--- Start of Materials provided ---

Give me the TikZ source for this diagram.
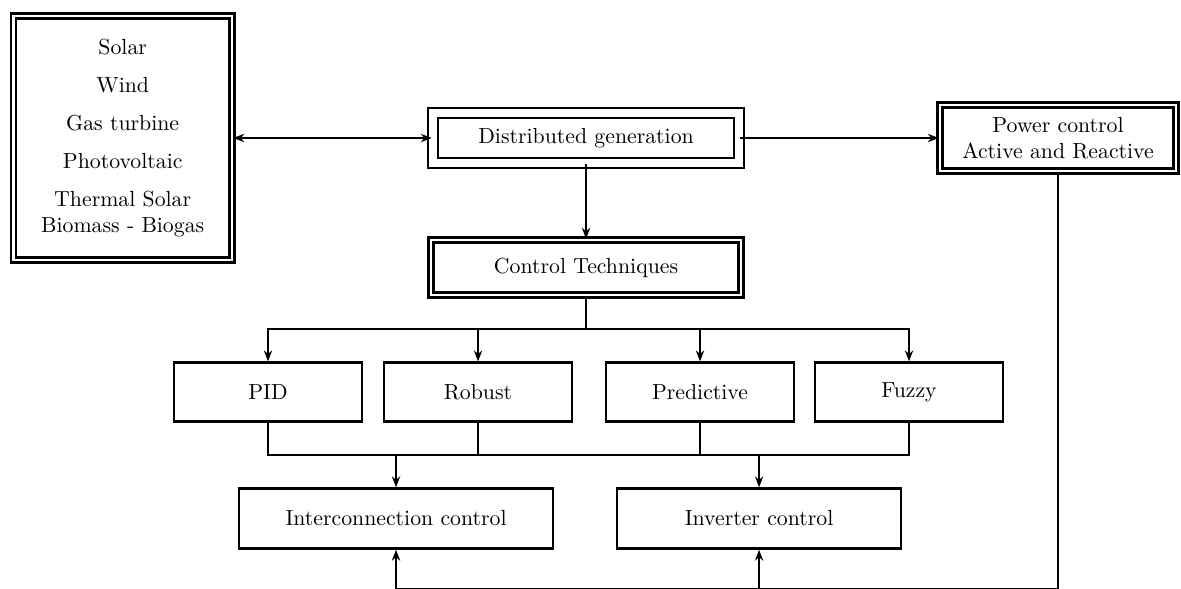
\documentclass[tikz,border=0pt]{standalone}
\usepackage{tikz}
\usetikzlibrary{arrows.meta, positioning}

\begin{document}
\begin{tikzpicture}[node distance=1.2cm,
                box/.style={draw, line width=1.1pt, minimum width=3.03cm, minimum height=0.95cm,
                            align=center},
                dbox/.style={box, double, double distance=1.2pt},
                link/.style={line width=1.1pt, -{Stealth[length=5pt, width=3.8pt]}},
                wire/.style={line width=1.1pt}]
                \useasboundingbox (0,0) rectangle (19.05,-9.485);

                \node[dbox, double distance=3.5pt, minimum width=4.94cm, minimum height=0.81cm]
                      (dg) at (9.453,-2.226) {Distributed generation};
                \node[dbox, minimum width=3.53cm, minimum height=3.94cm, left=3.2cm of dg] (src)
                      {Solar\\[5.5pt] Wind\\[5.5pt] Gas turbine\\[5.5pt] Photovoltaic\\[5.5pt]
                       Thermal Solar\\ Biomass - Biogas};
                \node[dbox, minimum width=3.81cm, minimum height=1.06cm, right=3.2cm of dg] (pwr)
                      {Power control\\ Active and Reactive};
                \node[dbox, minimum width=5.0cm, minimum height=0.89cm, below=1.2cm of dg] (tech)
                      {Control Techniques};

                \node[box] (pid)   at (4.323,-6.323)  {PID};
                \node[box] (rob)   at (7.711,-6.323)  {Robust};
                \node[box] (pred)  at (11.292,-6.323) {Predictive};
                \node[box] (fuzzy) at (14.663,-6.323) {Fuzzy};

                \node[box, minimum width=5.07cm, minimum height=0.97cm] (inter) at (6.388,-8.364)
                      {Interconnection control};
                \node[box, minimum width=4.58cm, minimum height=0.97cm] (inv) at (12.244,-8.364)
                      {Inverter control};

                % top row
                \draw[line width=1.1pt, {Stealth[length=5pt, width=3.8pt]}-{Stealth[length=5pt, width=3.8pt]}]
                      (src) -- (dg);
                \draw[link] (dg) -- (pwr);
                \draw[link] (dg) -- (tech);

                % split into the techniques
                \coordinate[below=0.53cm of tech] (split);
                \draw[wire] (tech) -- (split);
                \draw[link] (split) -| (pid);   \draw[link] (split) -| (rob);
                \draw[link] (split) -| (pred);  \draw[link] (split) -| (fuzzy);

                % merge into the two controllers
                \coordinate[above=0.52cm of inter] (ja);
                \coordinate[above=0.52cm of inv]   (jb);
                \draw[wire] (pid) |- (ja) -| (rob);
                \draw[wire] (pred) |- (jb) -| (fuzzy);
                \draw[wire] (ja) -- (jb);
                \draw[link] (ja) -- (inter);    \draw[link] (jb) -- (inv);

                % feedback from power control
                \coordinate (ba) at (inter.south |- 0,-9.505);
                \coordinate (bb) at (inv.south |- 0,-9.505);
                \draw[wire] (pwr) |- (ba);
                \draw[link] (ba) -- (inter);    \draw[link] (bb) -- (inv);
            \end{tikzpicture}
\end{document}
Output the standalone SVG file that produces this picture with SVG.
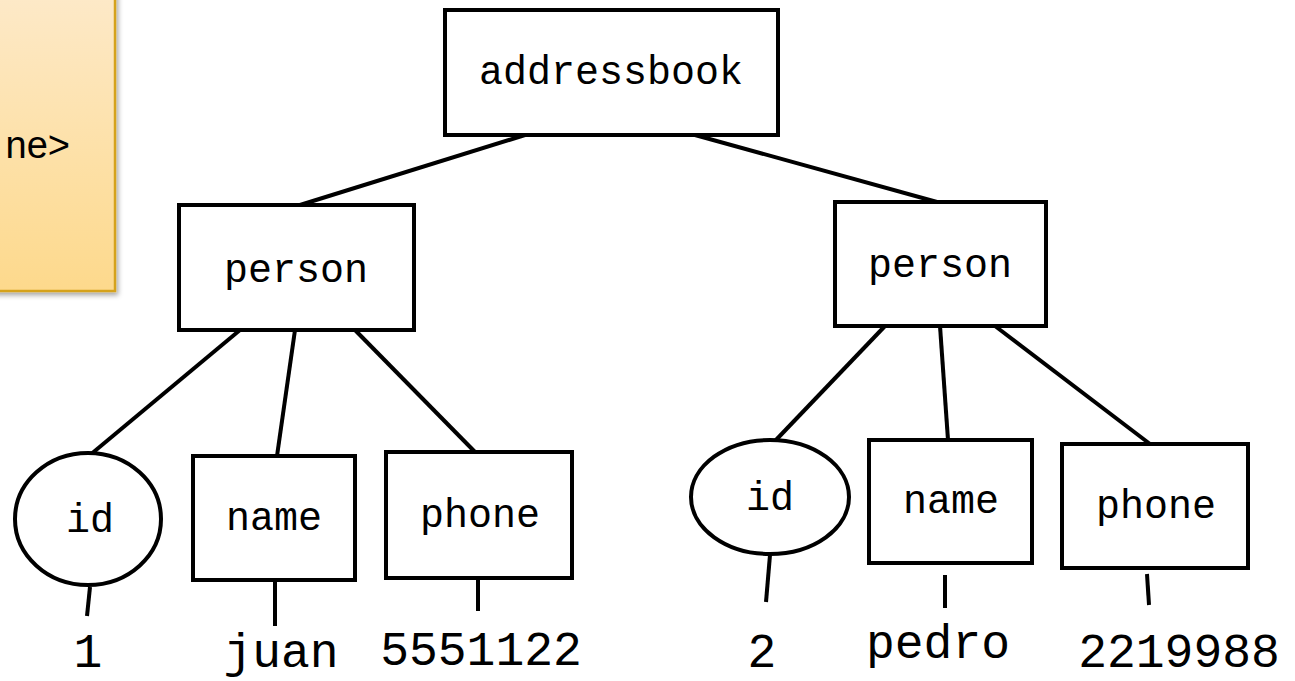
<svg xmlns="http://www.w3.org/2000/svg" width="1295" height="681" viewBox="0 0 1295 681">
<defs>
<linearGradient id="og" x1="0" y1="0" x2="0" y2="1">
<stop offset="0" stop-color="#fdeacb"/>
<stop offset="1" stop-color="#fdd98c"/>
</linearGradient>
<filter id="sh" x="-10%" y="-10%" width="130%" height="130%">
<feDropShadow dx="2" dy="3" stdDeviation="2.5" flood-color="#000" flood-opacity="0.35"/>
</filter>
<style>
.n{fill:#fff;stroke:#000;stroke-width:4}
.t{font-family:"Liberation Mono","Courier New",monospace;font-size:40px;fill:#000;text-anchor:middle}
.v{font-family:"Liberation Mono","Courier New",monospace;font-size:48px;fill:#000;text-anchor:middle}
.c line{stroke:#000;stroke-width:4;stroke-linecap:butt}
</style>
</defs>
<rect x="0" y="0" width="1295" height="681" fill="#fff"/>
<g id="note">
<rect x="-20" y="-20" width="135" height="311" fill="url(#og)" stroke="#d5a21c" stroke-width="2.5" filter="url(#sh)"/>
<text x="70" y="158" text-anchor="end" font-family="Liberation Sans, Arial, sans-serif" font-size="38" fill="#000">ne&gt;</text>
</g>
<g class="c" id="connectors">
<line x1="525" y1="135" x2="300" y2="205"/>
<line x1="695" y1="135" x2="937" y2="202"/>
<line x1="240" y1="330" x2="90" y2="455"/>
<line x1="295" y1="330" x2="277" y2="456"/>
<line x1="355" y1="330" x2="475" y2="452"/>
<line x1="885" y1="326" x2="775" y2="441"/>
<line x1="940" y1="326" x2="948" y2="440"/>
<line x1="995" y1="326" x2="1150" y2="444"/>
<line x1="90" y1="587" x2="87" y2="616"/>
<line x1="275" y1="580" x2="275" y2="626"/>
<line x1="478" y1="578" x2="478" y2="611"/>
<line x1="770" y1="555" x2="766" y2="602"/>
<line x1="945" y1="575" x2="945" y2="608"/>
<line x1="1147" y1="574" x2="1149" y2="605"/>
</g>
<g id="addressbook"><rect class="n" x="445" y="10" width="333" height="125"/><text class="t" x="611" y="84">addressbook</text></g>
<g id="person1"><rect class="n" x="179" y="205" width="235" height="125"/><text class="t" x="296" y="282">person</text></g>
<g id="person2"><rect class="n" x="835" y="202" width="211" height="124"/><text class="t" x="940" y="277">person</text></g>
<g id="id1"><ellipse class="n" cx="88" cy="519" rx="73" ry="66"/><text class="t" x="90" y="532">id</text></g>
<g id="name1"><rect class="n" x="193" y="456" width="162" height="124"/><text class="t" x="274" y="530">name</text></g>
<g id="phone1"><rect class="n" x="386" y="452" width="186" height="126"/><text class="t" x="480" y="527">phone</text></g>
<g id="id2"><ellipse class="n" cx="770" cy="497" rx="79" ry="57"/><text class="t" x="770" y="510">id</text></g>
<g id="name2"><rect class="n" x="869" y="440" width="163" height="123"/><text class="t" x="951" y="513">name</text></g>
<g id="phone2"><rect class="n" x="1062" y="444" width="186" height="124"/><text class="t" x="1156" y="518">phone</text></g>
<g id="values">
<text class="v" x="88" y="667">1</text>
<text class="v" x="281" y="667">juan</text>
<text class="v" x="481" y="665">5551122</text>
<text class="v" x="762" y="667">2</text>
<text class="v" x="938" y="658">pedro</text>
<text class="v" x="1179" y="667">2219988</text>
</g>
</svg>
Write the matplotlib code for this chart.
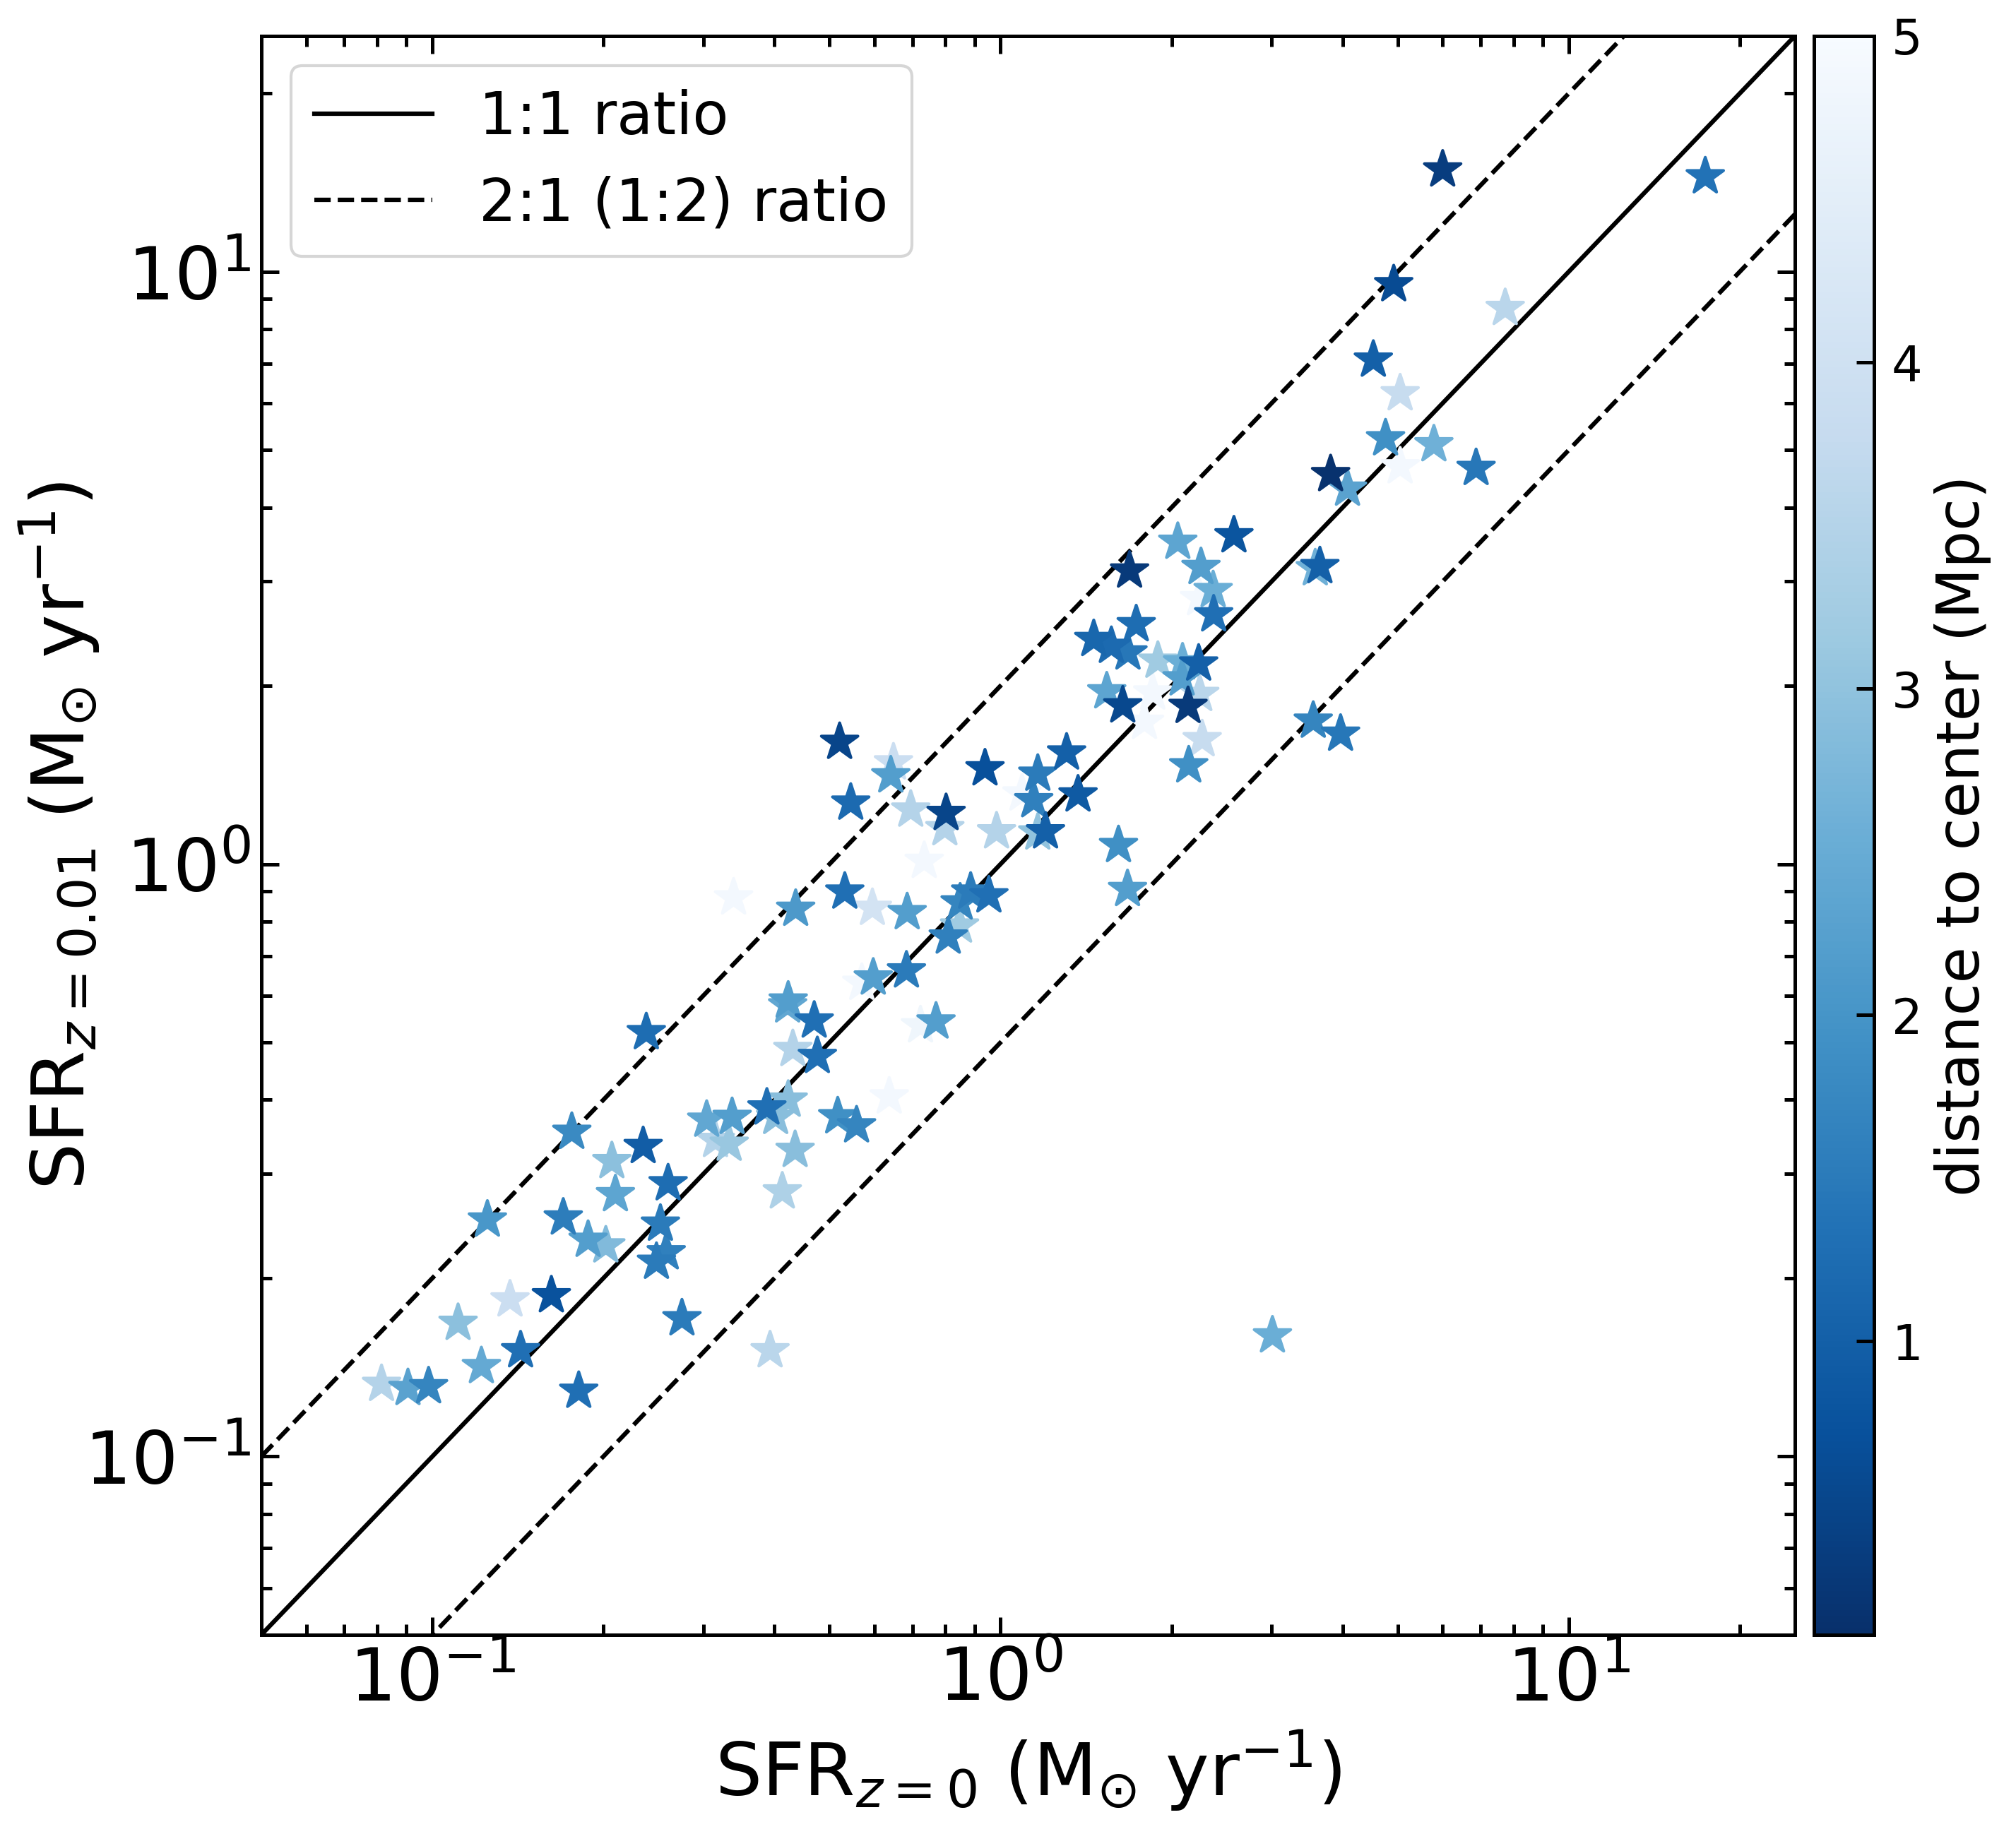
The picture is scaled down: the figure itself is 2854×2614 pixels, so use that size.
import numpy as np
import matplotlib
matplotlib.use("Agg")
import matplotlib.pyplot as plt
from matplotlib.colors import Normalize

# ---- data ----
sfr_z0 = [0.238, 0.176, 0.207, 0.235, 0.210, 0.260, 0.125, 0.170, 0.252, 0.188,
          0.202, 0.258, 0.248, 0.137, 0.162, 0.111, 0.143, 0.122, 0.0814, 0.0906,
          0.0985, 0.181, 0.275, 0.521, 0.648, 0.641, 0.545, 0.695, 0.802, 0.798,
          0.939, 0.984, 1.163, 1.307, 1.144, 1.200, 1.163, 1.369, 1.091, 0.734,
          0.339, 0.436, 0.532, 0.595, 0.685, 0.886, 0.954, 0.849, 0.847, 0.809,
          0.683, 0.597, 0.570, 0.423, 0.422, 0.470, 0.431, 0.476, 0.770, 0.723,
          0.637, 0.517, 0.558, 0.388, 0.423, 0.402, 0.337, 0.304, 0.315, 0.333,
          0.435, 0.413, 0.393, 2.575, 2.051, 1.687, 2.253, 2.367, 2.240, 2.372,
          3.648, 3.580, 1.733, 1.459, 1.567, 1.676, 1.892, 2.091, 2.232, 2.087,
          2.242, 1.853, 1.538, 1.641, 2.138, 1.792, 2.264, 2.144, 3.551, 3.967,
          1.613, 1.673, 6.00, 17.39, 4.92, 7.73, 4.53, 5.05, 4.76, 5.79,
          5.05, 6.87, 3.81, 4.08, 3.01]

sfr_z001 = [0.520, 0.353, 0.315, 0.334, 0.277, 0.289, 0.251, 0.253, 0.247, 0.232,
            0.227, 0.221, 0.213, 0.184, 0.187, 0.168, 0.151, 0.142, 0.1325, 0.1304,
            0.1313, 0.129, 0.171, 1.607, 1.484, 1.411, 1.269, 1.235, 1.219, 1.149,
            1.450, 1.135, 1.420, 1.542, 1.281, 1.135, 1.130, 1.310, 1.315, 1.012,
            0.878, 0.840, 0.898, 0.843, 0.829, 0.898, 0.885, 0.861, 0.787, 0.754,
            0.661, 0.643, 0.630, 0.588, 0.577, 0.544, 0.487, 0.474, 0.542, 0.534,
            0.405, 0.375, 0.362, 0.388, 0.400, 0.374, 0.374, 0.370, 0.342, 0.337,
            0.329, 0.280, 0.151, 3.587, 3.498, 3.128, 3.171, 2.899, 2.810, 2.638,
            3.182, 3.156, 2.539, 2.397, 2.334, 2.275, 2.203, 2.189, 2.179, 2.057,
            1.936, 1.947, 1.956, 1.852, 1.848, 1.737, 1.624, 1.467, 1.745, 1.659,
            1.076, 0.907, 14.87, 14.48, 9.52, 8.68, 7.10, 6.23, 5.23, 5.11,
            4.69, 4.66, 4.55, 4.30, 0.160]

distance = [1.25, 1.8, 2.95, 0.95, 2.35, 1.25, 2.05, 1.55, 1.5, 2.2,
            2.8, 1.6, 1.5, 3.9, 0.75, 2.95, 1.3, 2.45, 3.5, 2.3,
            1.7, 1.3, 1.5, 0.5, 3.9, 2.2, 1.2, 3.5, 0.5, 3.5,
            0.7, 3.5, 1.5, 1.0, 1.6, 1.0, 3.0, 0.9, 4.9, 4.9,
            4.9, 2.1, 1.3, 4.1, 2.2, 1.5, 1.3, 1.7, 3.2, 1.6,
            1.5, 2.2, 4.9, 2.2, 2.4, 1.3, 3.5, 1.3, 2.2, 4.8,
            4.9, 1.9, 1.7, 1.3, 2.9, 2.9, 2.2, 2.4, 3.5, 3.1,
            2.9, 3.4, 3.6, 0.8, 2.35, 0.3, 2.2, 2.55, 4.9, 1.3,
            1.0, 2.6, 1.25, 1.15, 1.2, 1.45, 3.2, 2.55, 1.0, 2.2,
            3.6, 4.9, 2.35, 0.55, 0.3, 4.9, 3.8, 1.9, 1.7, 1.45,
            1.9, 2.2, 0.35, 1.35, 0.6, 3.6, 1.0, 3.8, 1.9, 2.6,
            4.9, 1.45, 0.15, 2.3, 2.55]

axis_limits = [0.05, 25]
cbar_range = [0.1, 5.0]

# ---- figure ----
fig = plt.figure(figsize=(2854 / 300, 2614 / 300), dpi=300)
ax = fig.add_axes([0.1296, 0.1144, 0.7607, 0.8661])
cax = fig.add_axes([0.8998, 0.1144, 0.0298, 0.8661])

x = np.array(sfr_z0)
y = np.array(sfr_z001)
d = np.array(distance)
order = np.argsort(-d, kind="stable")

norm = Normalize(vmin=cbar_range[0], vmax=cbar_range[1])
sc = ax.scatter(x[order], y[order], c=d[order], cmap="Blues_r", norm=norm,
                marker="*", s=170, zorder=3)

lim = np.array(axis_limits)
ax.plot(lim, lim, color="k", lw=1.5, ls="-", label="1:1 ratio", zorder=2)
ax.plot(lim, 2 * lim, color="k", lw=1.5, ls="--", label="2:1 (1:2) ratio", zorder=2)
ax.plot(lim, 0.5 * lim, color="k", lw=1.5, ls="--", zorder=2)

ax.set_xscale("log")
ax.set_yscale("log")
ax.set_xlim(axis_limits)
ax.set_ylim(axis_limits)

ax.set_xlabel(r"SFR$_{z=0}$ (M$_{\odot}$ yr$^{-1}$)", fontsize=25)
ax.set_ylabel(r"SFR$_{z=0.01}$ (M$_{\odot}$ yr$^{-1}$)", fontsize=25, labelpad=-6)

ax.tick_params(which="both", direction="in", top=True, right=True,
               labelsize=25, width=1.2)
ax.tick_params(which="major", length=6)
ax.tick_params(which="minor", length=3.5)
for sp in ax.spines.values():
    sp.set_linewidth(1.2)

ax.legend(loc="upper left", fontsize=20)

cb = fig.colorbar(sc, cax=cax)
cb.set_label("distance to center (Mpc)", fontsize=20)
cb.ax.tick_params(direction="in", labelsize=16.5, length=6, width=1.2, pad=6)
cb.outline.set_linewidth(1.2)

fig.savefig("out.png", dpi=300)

--- End of Materials provided ---

## Work instructions
Write out each line of the listing above, exactly, from its first line to the line holding "(fuzzy) at (14.663,-6.323)", inclusive. Skip the pictures.

## Completed exercise
Give me the TikZ source for this diagram.
\documentclass[tikz,border=0pt]{standalone}
\usepackage{tikz}
\usetikzlibrary{arrows.meta, positioning}

\begin{document}
\begin{tikzpicture}[node distance=1.2cm,
                box/.style={draw, line width=1.1pt, minimum width=3.03cm, minimum height=0.95cm,
                            align=center},
                dbox/.style={box, double, double distance=1.2pt},
                link/.style={line width=1.1pt, -{Stealth[length=5pt, width=3.8pt]}},
                wire/.style={line width=1.1pt}]
                \useasboundingbox (0,0) rectangle (19.05,-9.485);

                \node[dbox, double distance=3.5pt, minimum width=4.94cm, minimum height=0.81cm]
                      (dg) at (9.453,-2.226) {Distributed generation};
                \node[dbox, minimum width=3.53cm, minimum height=3.94cm, left=3.2cm of dg] (src)
                      {Solar\\[5.5pt] Wind\\[5.5pt] Gas turbine\\[5.5pt] Photovoltaic\\[5.5pt]
                       Thermal Solar\\ Biomass - Biogas};
                \node[dbox, minimum width=3.81cm, minimum height=1.06cm, right=3.2cm of dg] (pwr)
                      {Power control\\ Active and Reactive};
                \node[dbox, minimum width=5.0cm, minimum height=0.89cm, below=1.2cm of dg] (tech)
                      {Control Techniques};

                \node[box] (pid)   at (4.323,-6.323)  {PID};
                \node[box] (rob)   at (7.711,-6.323)  {Robust};
                \node[box] (pred)  at (11.292,-6.323) {Predictive};
                \node[box] (fuzzy) at (14.663,-6.323) {Fuzzy};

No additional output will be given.